Okul öncesindeki artışın niceliksel olmanın yanı sıra eğitimdeki kalitenin de artırılması gerektiğine değinen Sare Davutoğlu, "Mevzuat içinde ortak kalite standartları olarak tespit edilen fiziki koşullar, çocuk yaş grupları ve sınıfların mevcudu, eğitim ve bakım personelinin yeterliliği, çalışma koşulları, mesleki eğitim, yönetim programları, aile katılımı ve denetim gibi pek çok standardın başında fiziki koşullar gelmekte. Çocuklarımıza hijyenik, sağlıklı ortamlarda eğitim öğretim imkanının sağlanması ise fiziki koşullar içerisinde belki de en fazla itina göstermemiz gereken alanı oluşturuyor" diye konuştu.
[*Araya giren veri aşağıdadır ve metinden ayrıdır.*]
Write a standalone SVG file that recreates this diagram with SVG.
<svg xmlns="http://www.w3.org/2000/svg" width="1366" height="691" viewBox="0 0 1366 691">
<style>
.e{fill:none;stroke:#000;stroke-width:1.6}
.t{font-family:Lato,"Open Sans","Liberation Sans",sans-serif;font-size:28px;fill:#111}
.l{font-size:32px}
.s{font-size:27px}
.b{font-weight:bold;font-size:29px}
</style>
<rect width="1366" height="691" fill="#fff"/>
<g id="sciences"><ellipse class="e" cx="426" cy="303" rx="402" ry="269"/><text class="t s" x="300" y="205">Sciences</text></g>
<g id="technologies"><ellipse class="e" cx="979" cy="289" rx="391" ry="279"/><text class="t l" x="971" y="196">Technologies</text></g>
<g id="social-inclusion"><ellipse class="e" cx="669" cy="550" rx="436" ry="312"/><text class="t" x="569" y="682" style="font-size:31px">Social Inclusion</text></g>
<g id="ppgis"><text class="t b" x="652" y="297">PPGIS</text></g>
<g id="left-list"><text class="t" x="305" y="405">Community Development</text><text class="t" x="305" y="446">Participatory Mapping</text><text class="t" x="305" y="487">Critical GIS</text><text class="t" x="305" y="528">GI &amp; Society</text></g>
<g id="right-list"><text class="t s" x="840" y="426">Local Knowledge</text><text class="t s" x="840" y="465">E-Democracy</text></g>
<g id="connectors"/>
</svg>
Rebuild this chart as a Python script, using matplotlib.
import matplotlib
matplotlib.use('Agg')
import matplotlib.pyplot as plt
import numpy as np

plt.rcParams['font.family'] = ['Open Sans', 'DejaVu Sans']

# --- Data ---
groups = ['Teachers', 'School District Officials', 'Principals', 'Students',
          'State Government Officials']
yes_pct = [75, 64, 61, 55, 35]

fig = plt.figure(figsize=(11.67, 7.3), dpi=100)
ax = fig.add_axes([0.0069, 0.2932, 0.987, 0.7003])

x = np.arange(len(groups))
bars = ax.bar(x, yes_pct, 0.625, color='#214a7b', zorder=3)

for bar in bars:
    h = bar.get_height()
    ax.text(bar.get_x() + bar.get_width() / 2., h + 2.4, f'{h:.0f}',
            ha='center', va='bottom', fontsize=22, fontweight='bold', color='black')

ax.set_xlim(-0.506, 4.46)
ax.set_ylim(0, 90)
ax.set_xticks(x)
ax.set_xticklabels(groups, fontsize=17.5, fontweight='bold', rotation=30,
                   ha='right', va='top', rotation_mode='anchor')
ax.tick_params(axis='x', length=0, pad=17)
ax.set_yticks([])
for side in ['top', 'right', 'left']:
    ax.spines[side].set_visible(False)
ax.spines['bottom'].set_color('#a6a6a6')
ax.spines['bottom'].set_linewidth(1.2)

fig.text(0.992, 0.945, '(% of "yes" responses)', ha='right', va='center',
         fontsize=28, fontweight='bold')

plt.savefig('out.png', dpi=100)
"SON DÖNEMDE YAŞANAN OLAYLARDA BENİ YÜREĞİMDEN YARALAYAN HADİSE..."
Sare Davutoğlu, konuşmasında Türkiye'de yaşanan güzelliklere ve gelişmelere rağmen 'yürekleri yakan olaylar' da yaşandığını dile getirdi. "Bir anne, bir hekim, bu ülkenin bir vatandaşı olarak beni yüreğimden yaralayan bir hadise ise maalesef son dönemde yaşanan olaylarda çocuklarımızın şiddete maruz, aracı ve muhatap kılınmasıdır" diyen Davutoğlu şöyle devam etti:
"Özellikle okullarımızın ve öğrenci yurtlarının molotoflu saldırılara maruz kalması son derece üzücü. Projenin sürdürüleceği iki ilimizde de bunun örneklerini maalesef yaşadık. İstanbul'da alevler içinde kalan okul binalarını, Siirt'te yine bir anaokulunda küle dönmüş oyuncakları gördüğümde, eminim sizler de öyle hissetmişsinizdir, tarifsiz bir acı yaşadım. Çocuk masumiyetine, çocukların güvenliğine kastedenlere, inşallah, Allah fırsat vermesin diyorum. Hamdolsun ki bu istisnai negatif fotoğraf kareleri, milletimizin muazzam dayanışma ruhunu lekelemeye ve zedelemeye yetmeyecektir. Bu ülke, bu millet, bütün çocuklarını anne şevkatiyle bağrına basmaya devam edecektir. Ben de şahsen inşallah gücüm, takatim, imkanlarım nispetinde bütün mesaimi, bu ülkenin aydınlık yüzlü çocuklarının yetişmesine hasredeceğim. Bizler, aydınlık yarınlarımızın umudu olan çocuklarımız için yeni okullar, sınıflar, yurtlar yapmaya hep birlikte devam edeceğiz. Toplumsal dayanışmamızı en üst düzeye çıkartmak, Allah'ın en büyük armağanı olan çocuklarımızın gözlerindeki ışığı çoğaltmak, onları en sağlıklı koşullarda geleceğe hazırlamak için hep birlikte çalışacağız."